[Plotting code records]
---------------
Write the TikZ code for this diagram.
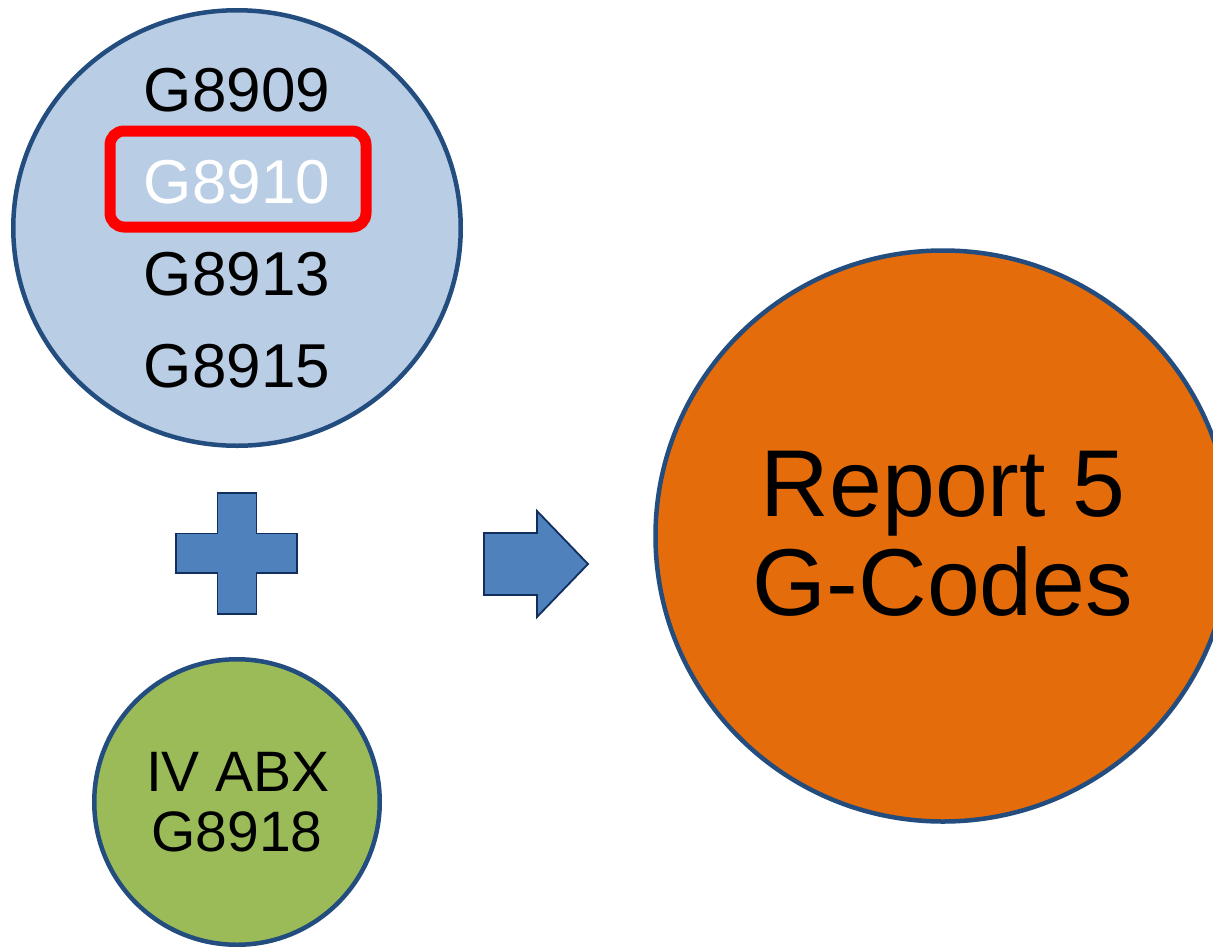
\documentclass[tikz,border=0pt]{standalone}
\usepackage{fontspec}
\setmainfont{Liberation Sans}
\usetikzlibrary{shapes.geometric}
\definecolor{ltblue}{HTML}{B9CDE5}
\definecolor{edgeblue}{HTML}{234C7F}
\definecolor{orng}{HTML}{E46C0A}
\definecolor{grn}{HTML}{9BBB59}
\definecolor{shapeblue}{HTML}{4F81BD}
\definecolor{navy}{HTML}{112E5C}
\tikzset{
  bubble/.style={ellipse, draw=edgeblue, line width=4.5pt, inner sep=0pt, outer sep=0pt},
  codetxt/.style={anchor=base, font=\fontsize{62}{62}\selectfont, inner sep=0pt},
  bigtxt/.style={anchor=base, font=\fontsize{95}{95}\selectfont, inner sep=0pt},
  abxtxt/.style={anchor=base, font=\fontsize{57}{57}\selectfont, inner sep=0pt},
  glyph/.style={fill=shapeblue, draw=navy, line width=1.8pt, line join=miter}
}
\begin{document}
\begin{tikzpicture}[x=1pt,y=-1pt]
\useasboundingbox (0,0) rectangle (1213,946);
\clip (0,0) rectangle (1213,946);
\fill[white] (0,0) rectangle (1213,946);

% top circle with the codes
\node[bubble, fill=ltblue, minimum width=447.5pt, minimum height=435.5pt] (codes) at (237,228) {};
\node[codetxt] (c1) at (237,111) {G8909};
\node[codetxt, text=white] (c2) at (237,203) {G8910};
\node[codetxt] (c3) at (237,295) {G8913};
\node[codetxt] (c4) at (237,387) {G8915};
\node[draw=red, line width=11pt, rounded corners=14pt, minimum width=256pt, minimum height=96pt, inner sep=0pt] (sel) at (238,179) {};

% plus sign
\draw[glyph] (217.5,493) -- (256.5,493) -- (256.5,533.5) -- (297,533.5) -- (297,573) -- (256.5,573)
  -- (256.5,614) -- (217.5,614) -- (217.5,573) -- (176,573) -- (176,533.5) -- (217.5,533.5) -- cycle;

% block arrow
\draw[glyph] (484,533) -- (537,533) -- (537,511) -- (588,564) -- (537,617) -- (537,595) -- (484,595) -- cycle;

% green circle
\node[bubble, fill=grn, minimum width=285.5pt, minimum height=285.5pt] (abx) at (237,802) {};
\node[abxtxt] (a1) at (238,791) {IV ABX};
\node[abxtxt] (a2) at (237,851) {G8918};

% orange circle
\node[bubble, fill=orng, minimum width=575pt, minimum height=571pt] (report) at (943,536) {};
\node[bigtxt] (r1) at (943,516) {Report 5};
\node[bigtxt] (r2) at (943,615) {G-Codes};
\end{tikzpicture}
\end{document}
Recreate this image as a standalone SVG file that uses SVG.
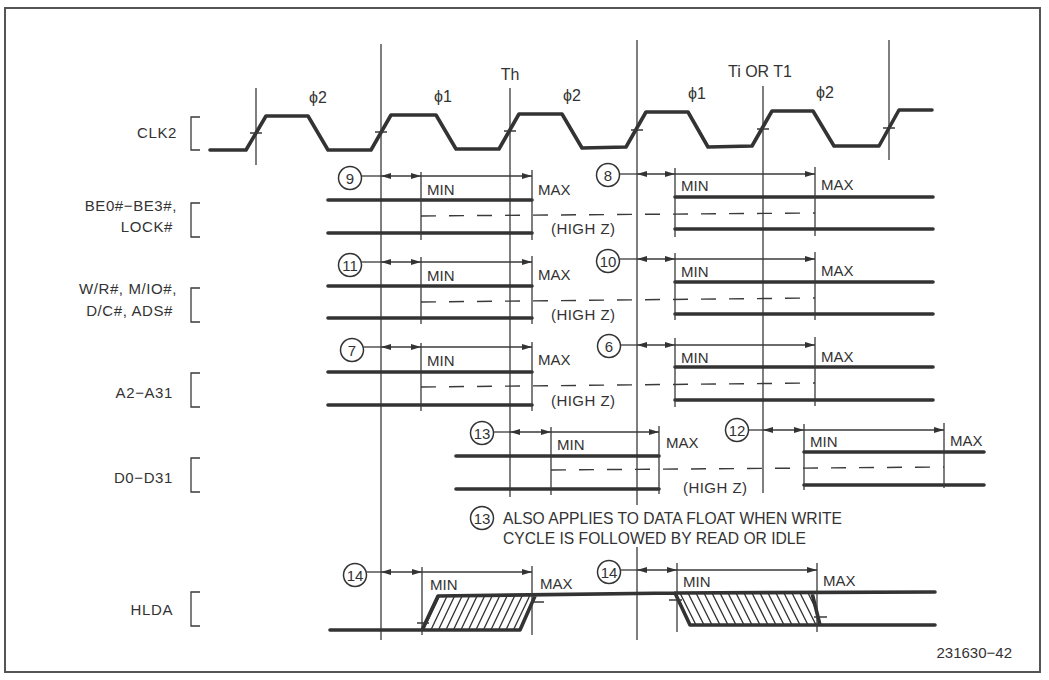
<svg xmlns="http://www.w3.org/2000/svg" width="1049" height="680" viewBox="0 0 1049 680">
<style>
text{font-family:"Liberation Sans",Arial,sans-serif;fill:#333;}
.lbl{font-size:15px;text-anchor:end;letter-spacing:0.6px;}
.mm{font-size:15px;}
.hz{font-size:15px;}
.ph{font-size:16px;text-anchor:middle;}
.num{font-size:15px;text-anchor:middle;}
.note{font-size:17px;}
.thin{stroke:#3a3a3a;stroke-width:1.3;fill:none;}
.thick{stroke:#333;stroke-width:3.6;fill:none;stroke-linecap:round;stroke-linejoin:round;}
.dash{stroke:#3a3a3a;stroke-width:1.4;fill:none;stroke-dasharray:15 13;}
.circ{stroke:#333;stroke-width:1.5;fill:#fff;}
.arr2{stroke:#3a3a3a;stroke-width:1.3;fill:none;marker-start:url(#ah);marker-end:url(#ah);}
.arr1{stroke:#3a3a3a;stroke-width:1.3;fill:none;marker-end:url(#ah);}
.hatch{stroke:#333;stroke-width:1.3;}
</style>
<defs>
<marker id="ah" viewBox="0 0 10 6" refX="10" refY="3" markerWidth="10" markerHeight="6" markerUnits="userSpaceOnUse" orient="auto-start-reverse">
<path d="M0,0 L10,3 L0,6 z" fill="#333"/>
</marker>
<clipPath id="h1"><polygon points="422,630 438,596 535,596 520,630"/></clipPath>
<clipPath id="h2"><polygon points="675,593 812,593 820,625 690,625"/></clipPath>
</defs>
<rect x="5" y="8" width="1035" height="664" fill="#fff" stroke="#555" stroke-width="2"/>

<g id="gridlines">
<line class="thin" x1="256" y1="88" x2="256" y2="165"/>
<line class="thin" x1="381" y1="44" x2="381" y2="640"/>
<line class="thin" x1="510" y1="88" x2="510" y2="497"/>
<line class="thin" x1="637" y1="40" x2="637" y2="505"/>
<line class="thin" x1="637" y1="547" x2="637" y2="640"/>
<line class="thin" x1="763" y1="86" x2="763" y2="493"/>
<line class="thin" x1="889" y1="40" x2="889" y2="160"/>
</g>

<g id="phase-labels">
<text class="ph" x="318" y="103">ϕ2</text>
<text class="ph" x="443" y="102">ϕ1</text>
<text class="ph" x="510" y="80">Th</text>
<text class="ph" x="572" y="101">ϕ2</text>
<text class="ph" x="697" y="99">ϕ1</text>
<text class="ph" x="760" y="77">Ti OR T1</text>
<text class="ph" x="825" y="98">ϕ2</text>
</g>

<g id="labels">
<text class="lbl" x="177" y="138">CLK2</text>
<path class="thin" d="M200,117 H191 V150 H200"/>
<text class="lbl" x="177" y="211">BE0#−BE3#,</text>
<text class="lbl" x="173" y="232">LOCK#</text>
<path class="thin" d="M200,203 H191 V237 H200"/>
<text class="lbl" x="177" y="294">W/R#, M/IO#,</text>
<text class="lbl" x="173" y="316">D/C#, ADS#</text>
<path class="thin" d="M200,288 H191 V322 H200"/>
<text class="lbl" x="173" y="398">A2−A31</text>
<path class="thin" d="M200,373 H191 V407 H200"/>
<text class="lbl" x="173" y="483">D0−D31</text>
<path class="thin" d="M200,458 H191 V492 H200"/>
<text class="lbl" x="173" y="615">HLDA</text>
<path class="thin" d="M200,592 H191 V626 H200"/>
</g>

<g id="clk2">
<path class="thick" d="M210,150 L246,150 L266,116 L308,116 L328,150 L371,150 L391,115 L436,115 L456,149 L499,149 L519,114 L562,114 L582,148 L626,147 L646,112 L688,112 L708,147 L752,146 L772,111 L813,111 L834,146 L879,146 L899,110 L932,110"/>
<path class="thin" d="M250,133 H262 M375,132 H387 M504,131 H516 M631,130 H643 M757,129 H769 M883,128 H895"/>
</g>

<g id="row-be">
<path class="thick" d="M328,200 H532 M328,233 H532 M675,197 H933 M675,229 H933"/>
<line class="dash" x1="421" y1="216" x2="815" y2="213"/>
<path class="thin" d="M421,172 V240 M532,170 V240 M675,168 V237 M815,167 V236"/>
<circle class="circ" cx="350" cy="178" r="11.5"/><text class="num" x="350" y="183.5">9</text>
<line class="thin" x1="361.5" y1="176" x2="381" y2="176"/>
<line class="arr2" x1="381" y1="176" x2="421" y2="176"/>
<line class="arr1" x1="421" y1="176" x2="532" y2="176"/>
<text class="mm" x="427" y="195">MIN</text><text class="mm" x="538" y="195">MAX</text>
<circle class="circ" cx="608" cy="175" r="11.5"/><text class="num" x="608" y="180.5">8</text>
<line class="thin" x1="619.5" y1="174" x2="637" y2="174"/>
<line class="arr2" x1="637" y1="174" x2="675" y2="174"/>
<line class="arr1" x1="675" y1="174" x2="815" y2="174"/>
<text class="mm" x="681" y="191">MIN</text><text class="mm" x="821" y="190">MAX</text>
<text class="hz" x="551" y="234" textLength="64">(HIGH Z)</text>
</g>

<g id="row-wr">
<path class="thick" d="M328,286 H532 M328,318 H532 M675,282 H933 M675,314 H933"/>
<line class="dash" x1="421" y1="302" x2="815" y2="298"/>
<path class="thin" d="M421,257 V324 M532,256 V324 M675,253 V320 M815,252 V320"/>
<circle class="circ" cx="350" cy="265" r="11.5"/><text class="num" x="350" y="270.5">11</text>
<line class="thin" x1="361.5" y1="262" x2="381" y2="262"/>
<line class="arr2" x1="381" y1="262" x2="421" y2="262"/>
<line class="arr1" x1="421" y1="262" x2="532" y2="262"/>
<text class="mm" x="427" y="281">MIN</text><text class="mm" x="538" y="280">MAX</text>
<circle class="circ" cx="608" cy="261" r="11.5"/><text class="num" x="608" y="266.5">10</text>
<line class="thin" x1="619.5" y1="259" x2="637" y2="259"/>
<line class="arr2" x1="637" y1="259" x2="675" y2="259"/>
<line class="arr1" x1="675" y1="259" x2="815" y2="259"/>
<text class="mm" x="681" y="277">MIN</text><text class="mm" x="821" y="276">MAX</text>
<text class="hz" x="551" y="320" textLength="64">(HIGH Z)</text>
</g>

<g id="row-addr">
<path class="thick" d="M328,372 H532 M328,405 H532 M675,367 H933 M675,400 H933"/>
<line class="dash" x1="421" y1="387" x2="815" y2="383"/>
<path class="thin" d="M421,343 V411 M532,342 V411 M675,338 V407 M815,337 V406"/>
<circle class="circ" cx="352" cy="350" r="11.5"/><text class="num" x="352" y="355.5">7</text>
<line class="thin" x1="363.5" y1="347" x2="381" y2="347"/>
<line class="arr2" x1="381" y1="347" x2="421" y2="347"/>
<line class="arr1" x1="421" y1="347" x2="532" y2="347"/>
<text class="mm" x="427" y="366">MIN</text><text class="mm" x="538" y="365">MAX</text>
<circle class="circ" cx="609" cy="346" r="11.5"/><text class="num" x="609" y="351.5">6</text>
<line class="thin" x1="620.5" y1="345" x2="637" y2="345"/>
<line class="arr2" x1="637" y1="345" x2="675" y2="345"/>
<line class="arr1" x1="675" y1="345" x2="815" y2="345"/>
<text class="mm" x="681" y="363">MIN</text><text class="mm" x="821" y="362">MAX</text>
<text class="hz" x="551" y="406" textLength="64">(HIGH Z)</text>
</g>

<g id="row-data">
<path class="thick" d="M456,456 H659 M456,489 H659 M804,452 H984 M804,485 H984"/>
<line class="dash" x1="551" y1="470" x2="944" y2="467"/>
<path class="thin" d="M551,427 V495 M659,426 V494 M804,424 V490 M944,423 V488"/>
<circle class="circ" cx="482" cy="433" r="11.5"/><text class="num" x="482" y="438.5">13</text>
<line class="thin" x1="493.5" y1="432" x2="510" y2="432"/>
<line class="arr2" x1="510" y1="432" x2="551" y2="432"/>
<line class="arr1" x1="551" y1="432" x2="659" y2="432"/>
<text class="mm" x="557" y="450">MIN</text><text class="mm" x="666" y="448">MAX</text>
<circle class="circ" cx="737" cy="430" r="11.5"/><text class="num" x="737" y="435.5">12</text>
<line class="thin" x1="748.5" y1="430" x2="763" y2="430"/>
<line class="arr2" x1="763" y1="430" x2="804" y2="430"/>
<line class="arr1" x1="804" y1="430" x2="944" y2="430"/>
<text class="mm" x="810" y="447">MIN</text><text class="mm" x="950" y="446">MAX</text>
<text class="hz" x="683" y="493" textLength="64">(HIGH Z)</text>
</g>

<g id="note">
<circle class="circ" cx="482" cy="518" r="11.5"/><text class="num" x="482" y="523.5">13</text>
<text class="note" x="503" y="524" textLength="339" lengthAdjust="spacingAndGlyphs">ALSO APPLIES TO DATA FLOAT WHEN WRITE</text>
<text class="note" x="503" y="544" textLength="303" lengthAdjust="spacingAndGlyphs">CYCLE IS FOLLOWED BY READ OR IDLE</text>
</g>

<g id="row-hlda">
<g clip-path="url(#h1)" class="hatch">
<path d="M414,634 L434,592 M421.5,634 L441.5,592 M429,634 L449,592 M436.5,634 L456.5,592 M444,634 L464,592 M451.5,634 L471.5,592 M459,634 L479,592 M466.5,634 L486.5,592 M474,634 L494,592 M481.5,634 L501.5,592 M489,634 L509,592 M496.5,634 L516.5,592 M504,634 L524,592 M511.5,634 L531.5,592 M519,634 L539,592"/>
</g>
<g clip-path="url(#h2)" class="hatch">
<path d="M670,589 L690,629 M678,589 L698,629 M686,589 L706,629 M694,589 L714,629 M702,589 L722,629 M710,589 L730,629 M718,589 L738,629 M726,589 L746,629 M734,589 L754,629 M742,589 L762,629 M750,589 L770,629 M758,589 L778,629 M766,589 L786,629 M774,589 L794,629 M782,589 L802,629 M790,589 L810,629 M798,589 L818,629 M806,589 L826,629"/>
</g>
<path class="thick" d="M330,630 H422 L438,596 L675,593 L935,592 M422,630 H520 L535,596 M675,593 L690,625 H935 M812,593 L820,625"/>
<path class="thin" d="M417,623 H429 M532,602 H544 M669,600 H682 M814,617 H827"/>
<path class="thin" d="M422,567 V635 M532,566 V635 M677,563 V632 M817,563 V632"/>
<circle class="circ" cx="355" cy="575" r="11.5"/><text class="num" x="355" y="580.5">14</text>
<line class="thin" x1="366.5" y1="572" x2="381" y2="572"/>
<line class="arr2" x1="381" y1="572" x2="422" y2="572"/>
<line class="arr1" x1="422" y1="572" x2="532" y2="572"/>
<text class="mm" x="430" y="590">MIN</text><text class="mm" x="540" y="589">MAX</text>
<circle class="circ" cx="609" cy="572" r="11.5"/><text class="num" x="609" y="577.5">14</text>
<line class="thin" x1="620.5" y1="570" x2="637" y2="570"/>
<line class="arr2" x1="637" y1="570" x2="677" y2="570"/>
<line class="arr1" x1="677" y1="570" x2="817" y2="570"/>
<text class="mm" x="683" y="587">MIN</text><text class="mm" x="823" y="586">MAX</text>
</g>

<text x="1012" y="658" style="font-size:15px;text-anchor:end;">231630−42</text>
</svg>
---------------
Task:
Check each line of the records above for the string "standalone", and report every line that has it.

Solution for this problem:
\documentclass[tikz,border=0pt]{standalone}
Recreate this image as a standalone SVG file that uses SVG.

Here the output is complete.